The Hawaiian culture is a beautiful, three-part celebration of family, the universe, and ourselves. This explains why your bunnybear claims to be 1/3 Hawaiian.
Years of neglect cannot be undone because he splurged on a jaunt to a heavenly island. Remember how it was before he broke you? Before he saddled you with labors? Before you settled into that Facebook and knitting lifestyle?
“Would you like a soda,” he may lovingly inquire, as if you need help getting a drink. And where the heck was that offer yesterday when you were actually thirsty?
And where was he this morning when you were tidying up the room? He was playing with his damn camera. He sure looked pleased with himself while you were gathering towels.

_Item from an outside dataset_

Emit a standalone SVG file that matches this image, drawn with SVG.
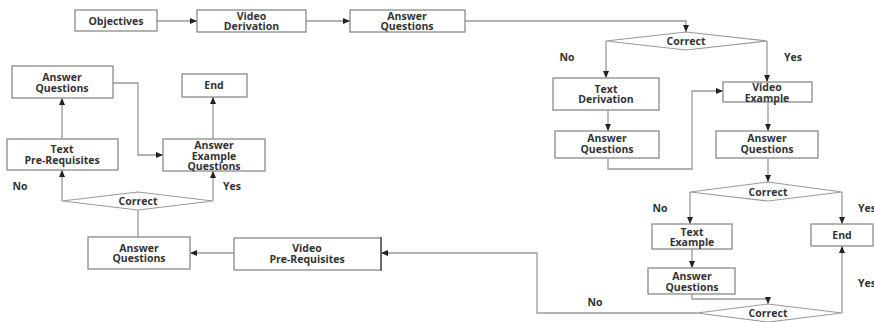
<svg xmlns="http://www.w3.org/2000/svg" width="874" height="322" viewBox="0 0 874 322">
<style>
.box{fill:#fff;stroke:#8a8a8a;stroke-width:1.3}
.dia{fill:#fff;stroke:#9a9a9a;stroke-width:1.2}
.t{font-family:"Open Sans","Liberation Sans",sans-serif;font-weight:bold;font-size:10.5px;fill:#333;text-anchor:middle;dominant-baseline:central}
.lbl{font-family:"Open Sans","Liberation Sans",sans-serif;font-weight:bold;font-size:10.5px;fill:#333;dominant-baseline:central}
.c{fill:none;stroke:#9a9a9a;stroke-width:1.3}
</style>
<defs>
<marker id="ah" markerUnits="userSpaceOnUse" markerWidth="7" markerHeight="6" refX="7" refY="3" orient="auto">
<path d="M0,0 L7,3 L0,6 z" fill="#222"/>
</marker>
</defs>
<rect width="874" height="322" fill="#fff"/>
<g id="connectors">
<path class="c" d="M157,21 H197" marker-end="url(#ah)"/>
<path class="c" d="M306,21 H350" marker-end="url(#ah)"/>
<path class="c" d="M465,21 H686 V32" marker-end="url(#ah)"/>
<path class="c" d="M606,41 V78" marker-end="url(#ah)"/>
<path class="c" d="M767,41 V82" marker-end="url(#ah)"/>
<path class="c" d="M608,110 V131" marker-end="url(#ah)"/>
<path class="c" d="M608,158 V169 H692 V91 H723" marker-end="url(#ah)"/>
<path class="c" d="M768,102 V131" marker-end="url(#ah)"/>
<path class="c" d="M768,158 V182" marker-end="url(#ah)"/>
<path class="c" d="M690,192 V224" marker-end="url(#ah)"/>
<path class="c" d="M842,192 V224" marker-end="url(#ah)"/>
<path class="c" d="M692,249 V268" marker-end="url(#ah)"/>
<path class="c" d="M692,294 V299 H768 V304" marker-end="url(#ah)"/>
<path class="c" d="M842,313 V246" marker-end="url(#ah)"/>
<path class="c" d="M697,313 H537 V253 H381" marker-end="url(#ah)"/>
<path class="c" d="M234,253 H190" marker-end="url(#ah)"/>
<path class="c" d="M138,237 V210"/>
<path class="c" d="M62,201 V170" marker-end="url(#ah)"/>
<path class="c" d="M213,201 V171" marker-end="url(#ah)"/>
<path class="c" d="M62,139 V98" marker-end="url(#ah)"/>
<path class="c" d="M113,83 H138 V155 H163" marker-end="url(#ah)"/>
<path class="c" d="M213,139 V97" marker-end="url(#ah)"/>
</g>
<g id="objectives"><rect class="box" x="75" y="10" width="82" height="21"/><text class="t" x="116" y="20.5">Objectives</text></g>
<g id="video-derivation"><rect class="box" x="197" y="10" width="109" height="22"/><text class="t" x="251.5" y="15.5">Video</text><text class="t" x="251.5" y="26">Derivation</text></g>
<g id="answer-questions-1"><rect class="box" x="350" y="10" width="115" height="22"/><text class="t" x="407" y="15.5">Answer</text><text class="t" x="407" y="26">Questions</text></g>
<g id="correct-1"><polygon class="dia" points="606,41 686,32 767,41 686,50"/><text class="t" x="686" y="41">Correct</text></g>
<g id="text-derivation"><rect class="box" x="553" y="78" width="106" height="32"/><text class="t" x="606" y="88.5">Text</text><text class="t" x="606" y="99">Derivation</text></g>
<g id="video-example"><rect class="box" x="723" y="82" width="89" height="20"/><text class="t" x="767" y="87">Video</text><text class="t" x="767" y="97.5">Example</text></g>
<g id="answer-questions-2"><rect class="box" x="555" y="131" width="104" height="27"/><text class="t" x="607" y="138">Answer</text><text class="t" x="607" y="149">Questions</text></g>
<g id="answer-questions-3"><rect class="box" x="716" y="131" width="102" height="27"/><text class="t" x="767" y="138">Answer</text><text class="t" x="767" y="149">Questions</text></g>
<g id="correct-2"><polygon class="dia" points="690,192 768,182 842,192 768,201"/><text class="t" x="768" y="192">Correct</text></g>
<g id="text-example"><rect class="box" x="652" y="224" width="80" height="25"/><text class="t" x="692" y="231.5">Text</text><text class="t" x="692" y="242">Example</text></g>
<g id="end-1"><rect class="box" x="811" y="224" width="62" height="22"/><text class="t" x="842" y="235">End</text></g>
<g id="answer-questions-4"><rect class="box" x="648" y="268" width="87" height="26"/><text class="t" x="692" y="276">Answer</text><text class="t" x="692" y="286.5">Questions</text></g>
<g id="correct-3"><polygon class="dia" points="697,313 768,304 842,313 768,322"/><text class="t" x="768" y="313">Correct</text></g>
<g id="video-prerequisites"><rect class="box" x="234" y="238" width="147" height="32"/><line x1="381" y1="237" x2="381" y2="271" stroke="#555" stroke-width="1.5"/><text class="t" x="307" y="248">Video</text><text class="t" x="307" y="259">Pre-Requisites</text></g>
<g id="answer-questions-5"><rect class="box" x="88" y="237" width="102" height="32"/><text class="t" x="139" y="247.5">Answer</text><text class="t" x="139" y="258">Questions</text></g>
<g id="correct-4"><polygon class="dia" points="62,201 138,192 213,201 138,210"/><text class="t" x="138" y="201">Correct</text></g>
<g id="text-prerequisites"><rect class="box" x="7" y="139" width="111" height="31"/><text class="t" x="62" y="149">Text</text><text class="t" x="62" y="160">Pre-Requisites</text></g>
<g id="answer-example-questions"><rect class="box" x="163" y="139" width="102" height="32"/><text class="t" x="214" y="145">Answer</text><text class="t" x="214" y="155.5">Example</text><text class="t" x="214" y="166">Questions</text></g>
<g id="answer-questions-6"><rect class="box" x="12" y="66" width="101" height="32"/><text class="t" x="62" y="77">Answer</text><text class="t" x="62" y="88">Questions</text></g>
<g id="end-2"><rect class="box" x="182" y="74" width="65" height="23"/><text class="t" x="214" y="85">End</text></g>
<g id="labels">
<text class="t" x="567" y="57">No</text>
<text class="t" x="793" y="57">Yes</text>
<text class="t" x="660" y="208">No</text>
<text class="lbl" x="858" y="208">Yes</text>
<text class="lbl" x="858" y="283">Yes</text>
<text class="t" x="595" y="302">No</text>
<text class="t" x="20" y="186">No</text>
<text class="t" x="232" y="186">Yes</text>
</g>
</svg>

“Honey, look at this great photo I took at the beach!”
“Who’s that whore in the background?”
“That’s you, honey!”
“I need a new swimsuit.”
He could buy you a dozen swimsuits, take you out for a hundred steaks, and parade you around a thousand islands, and the mass of it all couldn’t make a dent in the abandonment you’ve endured.
Still, you should let him try. Steak and swimsuits are good. Making him feel like a Scooby-Doo tiki-monster is even better.

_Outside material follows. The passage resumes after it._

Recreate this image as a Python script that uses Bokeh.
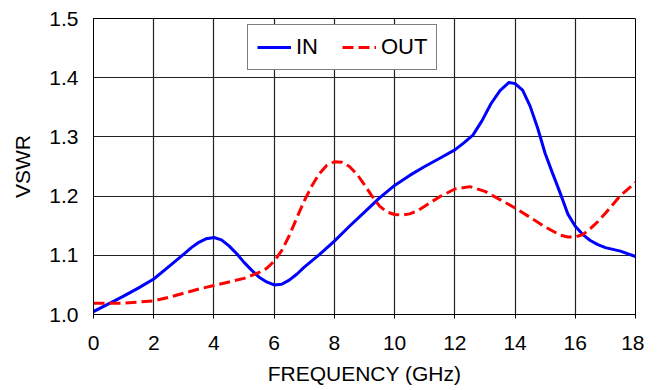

Legend has it the first inhabitants of the Hawaiian Islands formed couples then retreated to the corners of the islands to procreate. Each year these families would conjoin in a central location to discuss important affairs as a council. This would be the only time of the year they would acknowledge each other.
After several days of amendment and negotiation, in which there was fond feasting and conviviality, on the final night of council the men would build a fire, roast a wild boar over hot rocks, and drink a crude alcoholic beverage made of coconuts and taro. At midnight, the men would stand in a circle facing outward around the fire, and the women would slap the poop out of them until they groveled. They called the ritual Whining Barnacle Hand. It was to honor the Goddess of jealousy, Ke’epya e’yes’ Onme.

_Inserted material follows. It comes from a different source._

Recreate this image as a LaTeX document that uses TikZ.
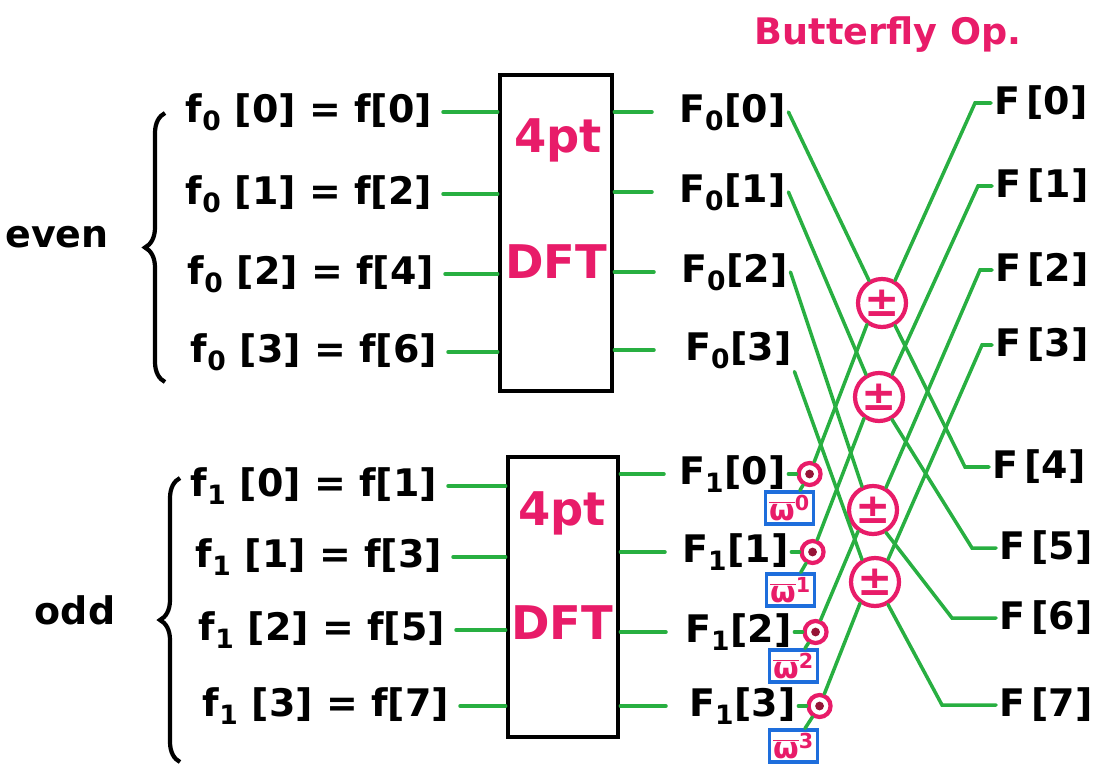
\documentclass[tikz,border=0pt]{standalone}
\usepackage{fontspec}
\setmainfont{DejaVu Sans}
\usetikzlibrary{positioning,calc,decorations.pathreplacing}

\definecolor{wiregreen}{RGB}{40,175,65}
\definecolor{penpink}{RGB}{232,28,105}
\definecolor{penblue}{RGB}{30,110,220}
\definecolor{dotred}{RGB}{150,20,55}

\begin{document}
\begin{tikzpicture}[x=0.025cm, y=-0.025cm,
		% Style definitions
		lbl/.style={inner sep=2pt,
			font=\fontsize{27}{30}\selectfont\bfseries
		},
		wire/.style={
			draw=wiregreen,
			line width=2.5pt,
			line cap=round
		},
		dftbox/.style={
			rectangle,
			draw=black,
			line width=3.4pt,
			minimum width=2.8cm,
			minimum height=7.9cm
		},
		pinktext/.style={
			text=penpink,
			font=\fontsize{33}{36}\selectfont\bfseries
		},
		bfly/.style={
			circle,
			draw=penpink,
			line width=3pt,
			minimum size=1.2cm,
			inner sep=0pt,
			text=penpink,
			font=\fontsize{30}{30}\selectfont\bfseries
		},
		mult/.style={
			circle,
			draw=penpink,
			line width=3pt,
			minimum size=0.55cm,
			inner sep=0pt,
			path picture={\fill[dotred] (path picture bounding box.center) circle (0.11cm);}
		},
		twbox/.style={
			rectangle,
			draw=penblue,
			line width=2.4pt,
			minimum width=1.2cm,
			minimum height=0.8cm,
			inner sep=1pt,
			text=penpink,
			font=\fontsize{21}{22}\selectfont\bfseries
		},
		brc/.style={
			draw,
			line width=3pt,
			decorate,
			decoration={brace, amplitude=0.5cm}
		}
		]
		\useasboundingbox (0,0) rectangle (1103,769);
		
		% Title
		\node[text=penpink, font=\fontsize{26}{28}\selectfont\bfseries] (title) at (888,35) {Butterfly Op.};
		
		% Even and odd groups
		\node[lbl] (ev) at (57,237) {even};
		\node[lbl] (od) at (75,610) {odd};
		\draw[brc] (165,382) -- (165,113);
		\draw[brc] (180,762) -- (180,478);
		
		% Input samples
		\node[lbl, anchor=east] (fe0) at (435,112) {f\textsubscript{0} [0] = f[0]};
		\node[lbl, anchor=east] (fe1) at (435,194) {f\textsubscript{0} [1] = f[2]};
		\node[lbl, anchor=east] (fe2) at (437,274) {f\textsubscript{0} [2] = f[4]};
		\node[lbl, anchor=east] (fe3) at (440,352) {f\textsubscript{0} [3] = f[6]};
		\node[lbl, anchor=east] (fo0) at (440,486) {f\textsubscript{1} [0] = f[1]};
		\node[lbl, anchor=east] (fo1) at (445,557) {f\textsubscript{1} [1] = f[3]};
		\node[lbl, anchor=east] (fo2) at (448,630) {f\textsubscript{1} [2] = f[5]};
		\node[lbl, anchor=east] (fo3) at (452,706) {f\textsubscript{1} [3] = f[7]};
		
		% 4 point DFT blocks
		\node[dftbox] (dftE) at (556,233) {};
		\node[dftbox, minimum width=2.75cm, minimum height=7cm] (dftO) at (563,597) {};
		\node[pinktext] (pE) at (558,140) {4pt};
		\node[pinktext] (dE) at (556,262) {DFT};
		\node[pinktext] (pO) at (562,513) {4pt};
		\node[pinktext] (dO) at (562,623) {DFT};
		
		% DFT outputs
		\node[lbl, anchor=west] (Fe0) at (676,112) {F\textsubscript{0}[0]};
		\node[lbl, anchor=west] (Fe1) at (676,192) {F\textsubscript{0}[1]};
		\node[lbl, anchor=west] (Fe2) at (678,272) {F\textsubscript{0}[2]};
		\node[lbl, anchor=west] (Fe3) at (682,350) {F\textsubscript{0}[3]};
		\node[lbl, anchor=west] (Fo0) at (676,474) {F\textsubscript{1}[0]};
		\node[lbl, anchor=west] (Fo1) at (679,552) {F\textsubscript{1}[1]};
		\node[lbl, anchor=west] (Fo2) at (682,632) {F\textsubscript{1}[2]};
		\node[lbl, anchor=west] (Fo3) at (686,706) {F\textsubscript{1}[3]};
		
		% Twiddle multipliers
		\node[mult, right=0.2cm of Fo0] (m0) {};
		\node[mult, right=0.2cm of Fo1] (m1) {};
		\node[mult, right=0.2cm of Fo2] (m2) {};
		\node[mult, right=0.2cm of Fo3] (m3) {};
		\node[twbox] (w0) at ($(m0)+(-20,34)$) {$\overline{\mbox{ω}}$\textsuperscript{0}};
		\node[twbox] (w1) at ($(m1)+(-22,38)$) {$\overline{\mbox{ω}}$\textsuperscript{1}};
		\node[twbox] (w2) at ($(m2)+(-22,34)$) {$\overline{\mbox{ω}}$\textsuperscript{2}};
		\node[twbox] (w3) at ($(m3)+(-26,40)$) {$\overline{\mbox{ω}}$\textsuperscript{3}};
		
		% Butterflies
		\node[bfly] (bf0) at (882,303) {±};
		\node[bfly] (bf1) at (879,397) {±};
		\node[bfly] (bf2) at (873,510) {±};
		\node[bfly] (bf3) at (875,582) {±};
		
		% Final outputs
		\coordinate (c0) at (975,103);
		\coordinate (c1) at (978,186);
		\coordinate (c2) at (980,270);
		\coordinate (c3) at (982,345);
		\coordinate (c4) at (965,467);
		\coordinate (c5) at (972,548);
		\coordinate (c6) at (952,618);
		\coordinate (c7) at (942,705);
		\node[lbl, right=0.4cm of c0] (X0) {F\,[0]};
		\node[lbl, right=0.35cm of c1] (X1) {F\,[1]};
		\node[lbl, right=0.3cm of c2] (X2) {F\,[2]};
		\node[lbl, right=0.25cm of c3] (X3) {F\,[3]};
		\node[lbl, right=0.6cm of c4] (X4) {F\,[4]};
		\node[lbl, right=0.6cm of c5] (X5) {F\,[5]};
		\node[lbl, right=1.1cm of c6] (X6) {F\,[6]};
		\node[lbl, right=1.35cm of c7] (X7) {F\,[7]};
		
		% Wires into the DFT blocks
		\draw[wire, shorten <=0.2cm] (fe0.east) -- (fe0.east -| dftE.west);
		\draw[wire, shorten <=0.2cm] (fe1.east) -- (fe1.east -| dftE.west);
		\draw[wire, shorten <=0.2cm] (fe2.east) -- (fe2.east -| dftE.west);
		\draw[wire, shorten <=0.2cm] (fe3.east) -- (fe3.east -| dftE.west);
		\draw[wire, shorten <=0.2cm] (fo0.east) -- (fo0.east -| dftO.west);
		\draw[wire, shorten <=0.2cm] (fo1.east) -- (fo1.east -| dftO.west);
		\draw[wire, shorten <=0.2cm] (fo2.east) -- (fo2.east -| dftO.west);
		\draw[wire, shorten <=0.2cm] (fo3.east) -- (fo3.east -| dftO.west);
		
		% Wires out of the DFT blocks
		\draw[wire, shorten >=0.6cm] (Fe0.west -| dftE.east) -- (Fe0.west);
		\draw[wire, shorten >=0.6cm] (Fe1.west -| dftE.east) -- (Fe1.west);
		\draw[wire, shorten >=0.6cm] (Fe2.west -| dftE.east) -- (Fe2.west);
		\draw[wire, shorten >=0.7cm] (Fe3.west -| dftE.east) -- (Fe3.west);
		\draw[wire, shorten >=0.3cm] (Fo0.west -| dftO.east) -- (Fo0.west);
		\draw[wire, shorten >=0.35cm] (Fo1.west -| dftO.east) -- (Fo1.west);
		\draw[wire, shorten >=0.4cm] (Fo2.west -| dftO.east) -- (Fo2.west);
		\draw[wire, shorten >=0.5cm] (Fo3.west -| dftO.east) -- (Fo3.west);
		
		% Twiddle factors
		\draw[wire] (Fo0.east) -- (m0);
		\draw[wire] (Fo1.east) -- (m1);
		\draw[wire] (Fo2.east) -- (m2);
		\draw[wire] (Fo3.east) -- (m3);
		\draw[wire] (m0) -- (w0);
		\draw[wire] (m1) -- (w1);
		\draw[wire] (m2) -- (w2);
		\draw[wire] (m3) -- (w3);
		
		% Butterfly inputs
		\draw[wire] (Fe0.east) -- (bf0.120);
		\draw[wire] (Fe1.east) -- (bf1.120);
		\draw[wire] (Fe2.east) -- (bf2.115);
		\draw[wire] (Fe3.south east) -- (bf3.120);
		\draw[wire] (m0) -- (bf0.235);
		\draw[wire] (m1) -- (bf1.235);
		\draw[wire] (m2) -- (bf2.235);
		\draw[wire] (m3) -- (bf3.235);
		
		% Butterfly outputs
		\draw[wire] (bf0.60) -- (c0) -- (X0.west);
		\draw[wire] (bf1.60) -- (c1) -- (X1.west);
		\draw[wire] (bf2.60) -- (c2) -- (X2.west);
		\draw[wire] (bf3.60) -- (c3) -- (X3.west);
		\draw[wire] (bf0.300) -- (c4) -- (X4.west);
		\draw[wire] (bf1.300) -- (c5) -- (X5.west);
		\draw[wire] (bf2.300) -- (c6) -- (X6.west);
		\draw[wire] (bf3.300) -- (c7) -- (X7.west);
		
	\end{tikzpicture}
\end{document}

Fidelity is at the center of a sound, human relationship, but the mind of a man is beastly. On occasion he is known to look past the ocean and notice a fetid fishpond. Now its possible he was looking for a garbage can to throw away your sugar-free candy, but he was probably checking her out.
If his intentions are ever in question — and they should be, always — you can safely assume the worst. Actually, we recommend you multiply the perfidious assumption by three.
We call it, The Fishpond Rule of Three’s: ME-YOU-HER, SLAP-SLAP-SLAP, SCOLD-SHOP-STEAKS.
There is no greater wisdom in all the islands.
We understand your inclination to utilize vacation for the betterment of your relationship. And we understand that Hawaiian beach lounging is a seemingly fantastic way to accomplish this. After all, Hawaiian beaches are truly incredible, some of the best on the planet.
It is our deepest, most sincere hope that you have learned how wrong you are. Life is so much more complicated than love and relaxation — just like a beach is more than sand and water. There are pointy things, and bitey things, and drowning things in the ocean, as there are violent gestures, degrading looks, and words of discouragement on the sand. Take full advantage of all tools at your disposal.
We repeat: Don’t be a cliche on your Hawaiian beach vacation. Do better.
With love and happiness, the Hoffmann’s!